06 October 2020

Royal brothers began to drift apart years before Meghan arrived, book claims

A serious rift developed between William and Harry when the younger brother was pictured in a Nazi costume, according to a new book.

The siblings went to Maud’s Cotswold Costumes in January 2005 and chose an animal outfit for William and, for Harry, a khaki-coloured uniform, in which the young duke was photographed while displaying an armband with a swastika.

The response to the incident prompted Harry to reconsider his older brother’s involvement and the differing treatments of the pair, noted royal biographer Robert Lacey claims in Battle of Brothers, which is being serialised in the Daily Mail.

The book says Harry began to feel alienated from his family following the costume party incident, with a former aide saying of the brothers: “For the first time, their relationship really suffered and they barely spoke. Harry resented the fact that William got away so lightly.”

Mr Lacey also claims the boys’ nanny Barbara Barnes acted as a surrogate mother due to Diana’s health concerns and humanitarian commitments, with Ms Barnes teaching them to walk, talk and read.

She was later dismissed without being allowed to say farewell to the young princes.

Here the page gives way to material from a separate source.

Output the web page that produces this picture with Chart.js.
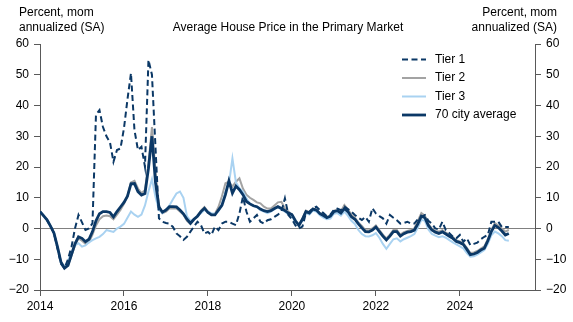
<!DOCTYPE html>
<html>
<head>
<meta charset="utf-8">
<script src="https://cdn.jsdelivr.net/npm/chart.js@4.4.1/dist/chart.umd.min.js"></script>
<style>
html,body{margin:0;padding:0;background:#fff;}
canvas{display:block;}
</style>
</head>
<body>
<canvas id="c" width="573" height="322"></canvas>
<script>
// ---- Data ----
const startYear = 2014;
const months = [];
for (let y = 2014; y <= 2025; y++) {
  for (let m = 1; m <= 12; m++) {
    if (y === 2025 && m > 3) break;
    months.push(y + '-' + String(m).padStart(2, '0'));
  }
}
const tier1 = [5.5,4.2,2.8,0.8,-1.5,-6.5,-11.5,-13.0,-10.0,-6.0,0.0,4.4,
  2.0,-0.5,0.0,1.7,37.0,38.5,33.0,30.0,28.0,21.7,25.5,26.0,
  32.6,42.0,50.5,32.0,25.5,26.6,20.1,54.8,50.0,26.6,3.3,2.2,
  1.8,1.6,0.5,-1.6,-2.5,-3.7,-2.7,-1.0,0.6,2.2,1.1,-1.6,
  -1.1,-2.1,0.6,-0.5,1.6,2.2,2.2,1.6,1.1,4.9,10.3,5.5,
  2.2,3.3,4.4,2.2,1.6,2.7,3.0,3.8,4.5,5.5,9.8,4.4,
  3.0,1.0,0.0,0.6,5.0,5.5,6.5,7.1,6.0,5.0,4.0,4.5,
  6.0,6.5,6.0,7.1,6.3,5.5,4.4,3.5,2.8,3.8,2.2,6.6,
  4.9,4.0,3.3,1.6,4.4,3.5,2.7,1.6,1.8,2.2,1.6,1.6,
  3.0,3.8,4.4,2.5,1.6,0.0,-0.3,2.2,-0.5,-1.5,-2.7,-3.2,
  -2.1,-4.3,-3.2,-5.4,-5.0,-4.6,-3.5,-2.7,-2.1,2.2,2.2,2.2,
  0.5,0.5,0.5];
const tier2 = [5.5,4.2,2.8,0.8,-1.5,-6.0,-11.0,-12.5,-12.0,-8.8,-5.5,-3.2,
  -4.0,-5.0,-4.5,-2.0,1.0,3.0,4.0,4.2,4.0,3.0,4.5,6.0,
  8.0,10.5,15.0,15.5,13.0,11.5,12.5,21.0,33.0,19.0,7.5,5.0,
  5.5,6.5,6.5,6.5,5.5,4.5,2.5,1.5,2.8,4.0,5.8,7.0,
  5.5,4.6,4.8,7.0,10.5,14.7,15.2,13.6,15.2,16.3,13.0,11.0,
  10.0,9.3,8.5,8.2,7.1,6.5,6.5,7.5,8.5,8.7,6.5,5.5,
  4.5,2.5,1.2,3.2,5.8,5.3,6.5,6.2,5.0,4.5,3.8,4.2,
  5.8,6.0,5.5,7.6,6.2,4.5,3.5,2.0,0.8,-0.5,-0.6,0.0,
  1.0,-0.5,-2.0,-3.2,-2.0,-0.5,-0.5,-2.0,-1.2,-0.8,-0.5,0.0,
  2.5,5.0,4.2,1.5,0.0,-0.8,-1.0,-0.5,-1.3,-2.0,-2.8,-3.8,
  -4.2,-4.8,-6.3,-8.0,-7.8,-7.3,-6.5,-5.8,-3.5,-0.5,1.8,1.0,
  0.0,-1.0,-0.5];
const tier3 = [5.5,4.2,2.8,0.8,-1.5,-6.0,-11.0,-12.5,-10.5,-7.6,-5.5,-4.8,
  -5.9,-5.5,-4.5,-3.8,-3.2,-2.7,-1.8,-0.5,-0.8,-1.1,0.0,0.6,
  1.5,3.5,5.5,4.5,3.8,4.5,7.5,12.0,16.0,10.3,6.0,5.0,
  6.0,7.5,9.5,11.4,12.0,10.0,4.0,2.5,3.0,3.8,5.0,6.0,
  5.5,5.0,4.8,5.5,8.0,12.0,14.5,22.8,15.0,13.1,12.0,9.8,
  8.0,7.4,7.0,6.0,5.5,5.0,5.5,6.3,7.0,6.2,5.5,4.5,
  4.0,2.0,1.0,2.5,5.0,4.5,5.8,5.5,4.3,3.5,3.0,3.2,
  4.8,5.0,4.2,5.5,4.2,2.5,1.5,-0.5,-1.8,-2.5,-2.6,-2.2,
  -1.5,-3.0,-5.0,-6.6,-5.0,-3.5,-3.2,-4.2,-3.5,-3.0,-2.5,-1.8,
  0.3,2.8,2.5,-0.3,-1.8,-2.3,-2.8,-2.5,-3.0,-3.8,-4.5,-5.2,
  -5.8,-6.5,-8.0,-9.2,-9.0,-8.5,-7.8,-7.0,-5.0,-2.2,-1.0,-1.6,
  -2.5,-3.8,-4.0];
const avg70 = [5.5,4.2,2.8,0.8,-1.5,-6.0,-11.0,-12.9,-12.0,-8.5,-5.0,-2.7,
  -3.2,-4.3,-3.5,-1.0,2.5,4.8,5.5,5.5,5.2,3.8,5.5,7.0,
  8.5,10.5,14.5,14.6,12.0,10.9,11.4,19.6,30.0,15.0,7.0,5.3,
  6.0,7.1,7.1,7.0,6.0,4.8,3.0,1.7,3.0,4.0,5.5,6.6,
  5.2,4.4,4.4,6.0,7.5,11.0,15.5,11.5,13.8,12.6,11.0,8.8,
  8.0,7.4,7.1,6.3,5.8,5.5,5.8,6.5,7.1,6.5,5.8,5.0,
  4.5,2.5,1.0,3.0,5.5,5.0,6.3,6.0,4.8,4.2,3.5,4.0,
  5.5,5.8,5.0,6.5,5.5,3.8,3.0,1.5,0.2,-1.0,-1.1,-0.5,
  0.5,-1.0,-2.5,-3.7,-2.5,-1.0,-1.0,-2.5,-1.7,-1.2,-1.0,-0.5,
  1.5,4.0,3.5,1.0,-0.5,-1.2,-1.6,-1.1,-1.8,-2.5,-3.2,-4.2,
  -4.6,-5.2,-6.8,-8.5,-8.3,-7.8,-7.0,-6.4,-4.0,-1.0,1.0,0.3,
  -0.8,-2.1,-1.6];
const xTicks = [2014, 2016, 2018, 2020, 2022, 2024];
const yTicks = [-20, -10, 0, 10, 20, 30, 40, 50, 60];
const seriesNames = ['Tier 1', 'Tier 2', 'Tier 3', '70 city average'];

// ---- Helpers ----
function toPoints(vals) {
  return vals.map((v, i) => {
    const [y, m] = months[i].split('-').map(Number);
    return { x: y + (m - 1) / 12, y: v };
  });
}
const NAVY = '#0b3866';
const GREY = '#a3a3a3';
const LBLUE = '#a9d2f1';
const AXIS = '#595959';
const FONT = "'Liberation Sans', Arial, sans-serif";

const styles = [
  { color: NAVY, width: 2, dash: [6, 3.5] },
  { color: GREY, width: 2, dash: [] },
  { color: LBLUE, width: 2, dash: [] },
  { color: NAVY, width: 2.8, dash: [] }
];

const textPlugin = {
  id: 'texts',
  afterDraw(chart) {
    const c = chart.ctx;
    c.save();
    c.fillStyle = '#000';
    c.font = '12px ' + FONT;
    c.textBaseline = 'middle';
    c.textAlign = 'left';
    c.fillText('Percent, mom', 19, 13);
    c.fillText('annualized (SA)', 19, 28);
    c.textAlign = 'right';
    c.fillText('Percent, mom', 557, 13);
    c.fillText('annualized (SA)', 557, 28);
    c.textAlign = 'center';
    c.fillText('Average House Price in the Primary Market', 288, 28);
    // legend
    const ly = [59.5, 78, 96.5, 115];
    c.textAlign = 'left';
    seriesNames.forEach((n, k) => {
      const s = styles[k];
      c.beginPath();
      c.strokeStyle = s.color;
      c.lineWidth = s.width;
      c.setLineDash(s.dash);
      c.moveTo(402, ly[k]);
      c.lineTo(426, ly[k]);
      c.stroke();
      c.setLineDash([]);
      c.fillStyle = '#000';
      c.fillText(n, 435, ly[k]);
    });
    c.restore();
  }
};

const fmt = v => String(v).replace('-', '\u2212');

const yScale = (pos, w) => ({
  type: 'linear',
  position: pos,
  min: -20, max: 60,
  afterBuildTicks: s => { s.ticks = yTicks.map(v => ({ value: v })); },
  afterFit: s => { s.width = w; },
  grid: {
    drawOnChartArea: pos === 'left',
    color: ctx => (ctx.tick && ctx.tick.value === 0 && pos === 'left') ? '#808080' : 'rgba(0,0,0,0)',
    lineWidth: 1,
    tickColor: AXIS,
    tickLength: 6
  },
  border: { display: true, color: AXIS, width: 1 },
  ticks: { color: '#000', font: { family: FONT, size: 12 }, padding: 5, callback: fmt }
});

new Chart(document.getElementById('c'), {
  type: 'line',
  data: {
    datasets: [tier2, tier3, tier1, avg70].map((vals, j) => {
      const k = [1, 2, 0, 3][j];
      return {
        label: seriesNames[k],
        data: toPoints(vals),
        borderColor: styles[k].color,
        borderWidth: styles[k].width,
        borderDash: styles[k].dash,
        pointRadius: 0,
        fill: false,
        tension: 0,
        order: 4 - j
      };
    })
  },
  options: {
    responsive: false,
    animation: false,
    layout: { padding: { top: 44, left: 0, right: 0, bottom: 0 } },
    plugins: { legend: { display: false }, tooltip: { enabled: false }, title: { display: false } },
    scales: {
      x: {
        type: 'linear',
        min: 2014, max: 2025.79,
        afterBuildTicks: s => { s.ticks = xTicks.map(v => ({ value: v })); },
        afterFit: s => { s.height = 32; },
        grid: { drawOnChartArea: false, tickColor: AXIS, tickLength: 6 },
        border: { display: true, color: AXIS, width: 1 },
        ticks: { color: '#000', font: { family: FONT, size: 12 }, padding: 3, maxRotation: 0, autoSkip: false, callback: v => String(v) }
      },
      y: yScale('left', 40),
      y2: yScale('right', 38)
    }
  },
  plugins: [textPlugin]
});
</script>
</body>
</html>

Commonwealth Day 2020 (PA Archive)

Mr Lacey wrote: “Following the death of Diana in 1997, people remarked on how well the two young princes reacted to the unjust and unexpected removal of a mother figure from their lives – surprised, bewildered and distraught though they were.

“In fact, ten years earlier, they’d had a little practice.”

The book also alleges:

– The Queen felt the Duke and Duchess of Sussex were “erratic and impulsive” in making their departure;

– the Royal Family were “hopping mad” over Harry and Meghan’s trademarking of Sussex Royal products and services, which was viewed as a “commercialising of the crown”;

– the Queen, Charles and William were not consulted over the multiple legal actions taken by the couple against the media;

– a “powerful constituency” within the family felt Meghan’s interview with ITV’s Tom Bradby during last year’s tour of Africa, in which she bemoaned her life, showed a “bizarre tone deafness” and was “miserably self-indulgent”.